Absolutely. And this is not new to AI. This is the argument, Google made in the 1990s and it’s the argument that John Perry Barlow made in the Declaration of Independence of Cyberspace. It’s the time-old playbook. And I’m growing tired of it because the risks are just that high now, we need to use what we have before we introduce anything new.
China, the US and the EU are already scribing their own AI regulation. Is it naive to think that countries are going to work together in what could be a new arms race?
We’re in a geopolitical climate where there is increased fracturing. There has been a push towards a lot of localisation when it comes to things like data sovereignty. Tech sovereignty pushes towards this additional fragmentation and the real clash of values. Some who are pushing this global oversight, global governance model are well aware of that. And again, it’s sort of advantageous because it’s less feasible and therefore it means there’s a potential regulatory vacuum they can purport to operate in.
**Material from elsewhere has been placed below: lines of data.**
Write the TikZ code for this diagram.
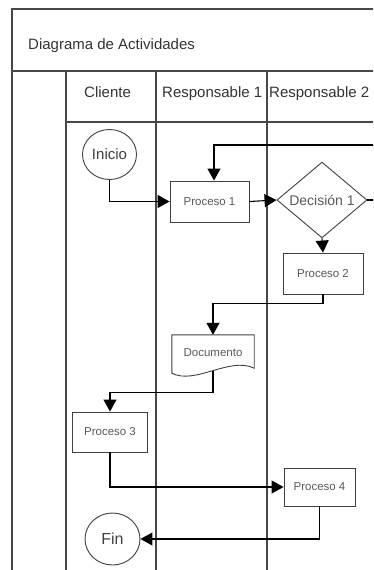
\documentclass[tikz,border=0pt]{standalone}
\usepackage{fontspec}
\setmainfont{Liberation Sans}
\usetikzlibrary{arrows.meta,shapes.geometric,calc}
\begin{document}
\begin{tikzpicture}[x=1pt,y=-1pt,
  frame/.style={draw=black!72, line width=1.3pt},
  box/.style={draw=black!75, line width=0.9pt, rectangle, inner sep=0pt,
    font=\fontsize{11.5}{13}\selectfont, text=black!65},
  term/.style={draw=black!75, line width=0.9pt, ellipse, inner sep=0pt, text=black!75},
  conn/.style={line width=1.1pt, black, -{Triangle[length=12pt,width=13pt]}},
  lane/.style={font=\fontsize{15}{17}\selectfont, text=black!80, anchor=base west, inner sep=0pt}
]
\useasboundingbox (0,0) rectangle (373,570);
\clip (0,0) rectangle (373,570);
\fill[white] (0,0) rectangle (373,570);
% frame
\draw[frame] (12,580) -- (12,9) -- (390,9);
\draw[frame] (12,71) -- (390,71);
\draw[frame] (66,122) -- (390,122);
\draw[frame] (66,71) -- (66,580);
\draw[frame] (156,71) -- (156,580);
\draw[frame] (267,71) -- (267,580);
% texts
\node[lane] (title) at (28,49) {Diagrama de Actividades};
\node[lane] (h1) at (84,97) {Cliente};
\node[lane] (h2) at (162,97) {Responsable 1};
\node[lane] (h3) at (269,97) {Responsable 2};
% nodes
\node[term, minimum width=54pt, minimum height=50pt, font=\fontsize{15}{17}\selectfont] (ini) at (109.5,154.5) {Inicio};
\node[box, minimum width=79pt, minimum height=41pt] (p1) at (209.5,201.5) {Proceso 1};
\node[diamond, draw=black!75, line width=0.9pt, inner sep=0pt, minimum width=90pt, minimum height=58pt,
  font=\fontsize{14}{16}\selectfont, text=black!65] (dec) at (322,200) {Decisión 1};
\node[box, minimum width=80pt, minimum height=41pt] (p2) at (323,273.5) {Proceso 2};
\node[rectangle, inner sep=0pt, minimum width=82pt, minimum height=36pt,
  font=\fontsize{11.5}{13}\selectfont, text=black!65] (doc) at (213,353) {Documento};
\draw[draw=black!75, line width=0.9pt]
  (doc.north west) -- (doc.north east) -- ($(doc.south east)+(0,-3)$)
  .. controls ($(doc.south)+(17,-15)$) and ($(doc.south)+(-18,14)$) .. ($(doc.south west)+(0,2)$)
  -- cycle;
\node[box, minimum width=75pt, minimum height=40pt] (p3) at (110,432) {Proceso 3};
\node[box, minimum width=71pt, minimum height=38pt] (p4) at (319.5,487) {Proceso 4};
\node[term, minimum width=55pt, minimum height=52pt, font=\fontsize{16}{18}\selectfont] (fin) at (112.5,539) {Fin};
% connectors
\coordinate (loopr) at (390,145);
\coordinate (loopl) at (214,145);
\draw[conn] (ini.south) |- (p1.west);
\draw[conn] (p1.east) -- (dec.west);
\draw[conn] (dec.east) -| (loopr) -- (loopl) -- (loopl |- p1.north);
\draw[conn] (dec.south) -- (p2.north);
\draw[conn] (p2.south) -- ++(0,9) -| (doc.north);
\draw[conn] (doc.south) -- ++(0,21) -| (p3.north);
\draw[conn] (p3.south) |- (p4.west);
\draw[conn] (p4.south) |- (fin.east);
\end{tikzpicture}
\end{document}
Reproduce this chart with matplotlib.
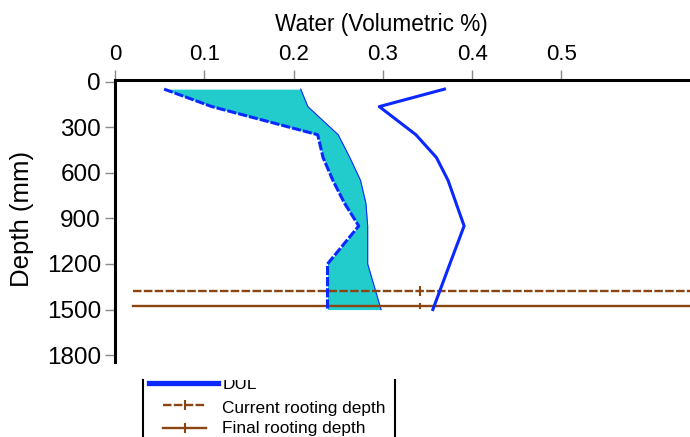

Personally, I think the human rights framework is really relevant. I just authored a book on this couple months ago, about leveraging existing human rights laws to regulate emerging technologies. But what I acknowledge in my book is that we are in this fragile sort of geopolitical moment where we’re not in the same position we were when a lot of these human rights instruments were born in the wake of world wars. When it comes to global cohesion and a willingness to work together, we’re in a very different situation.
Tell me about your new book, Beyond Data. What is your central argument?
For about 50 years we’ve been so focused on protecting data that we’ve largely forgotten to protect people. I look at the evolution of data protection law as our primary vehicle for technology governance. I explore the limitations and shortcomings of that type of approach and how it’s left us extremely exposed and vulnerable. And then I propose a broader human rights framework that incorporates more than just privacy and free expression, but really looks at the full array of individual civil and political rights, as well as economic, social and cultural rights which are relevant to emerging technologies.
Am I thinking that what set you down the path of becoming an expert on tech regulation was your indignation having witnessed the birth of Facebook when you were at Harvard?
Yes, I had a a classmate at university by the name of Mark Zuckerberg, who decided to break into our residential house directories, scrape the photos of female undergraduates, and pit them against each other in a contest of attractiveness called Facemash.com, and that was sort of the genesis of what would become Facebook. So, it definitely planted a seed in me at the time as to what could be done about these types of violations and set me on a path to become a data protection and privacy lawyer. Then, as I explore in the book, I grew frustrated with the limitations of those tools. And now I advocate for a broader human rights-based framework.
If you were Emperor of the World, how would you go about regulating AI? What would be the one thing you would do?
I would start with the low hanging fruit, which is to enforce laws on the books related to competition and antitrust.
One strategy Big Tech uses is to invest in start-ups, which are unmonitored. OpenAI, for example, was sort of under the radar and largely unregulated before it was absorbed by Microsoft. We’ve been very focused on Big Tech and there’s been this strategy on the part of Big Tech to have these things developed in research and developed in smaller entities, which they then acquire or reintegrate, and suddenly these things scale to a level which seems impossible to govern.
I think that those types of regulations related to companies and their market power are really important. Consumer protection regulations are definitely important. I think privacy and data protection laws that exist need to be leveraged. Yes, these systems run on data, but I think they need to be leveraged in a way which respects the original aims of those laws, which have to do with respecting the human rights of people and not with this sort of technocratic protection of the security and privacy of data itself.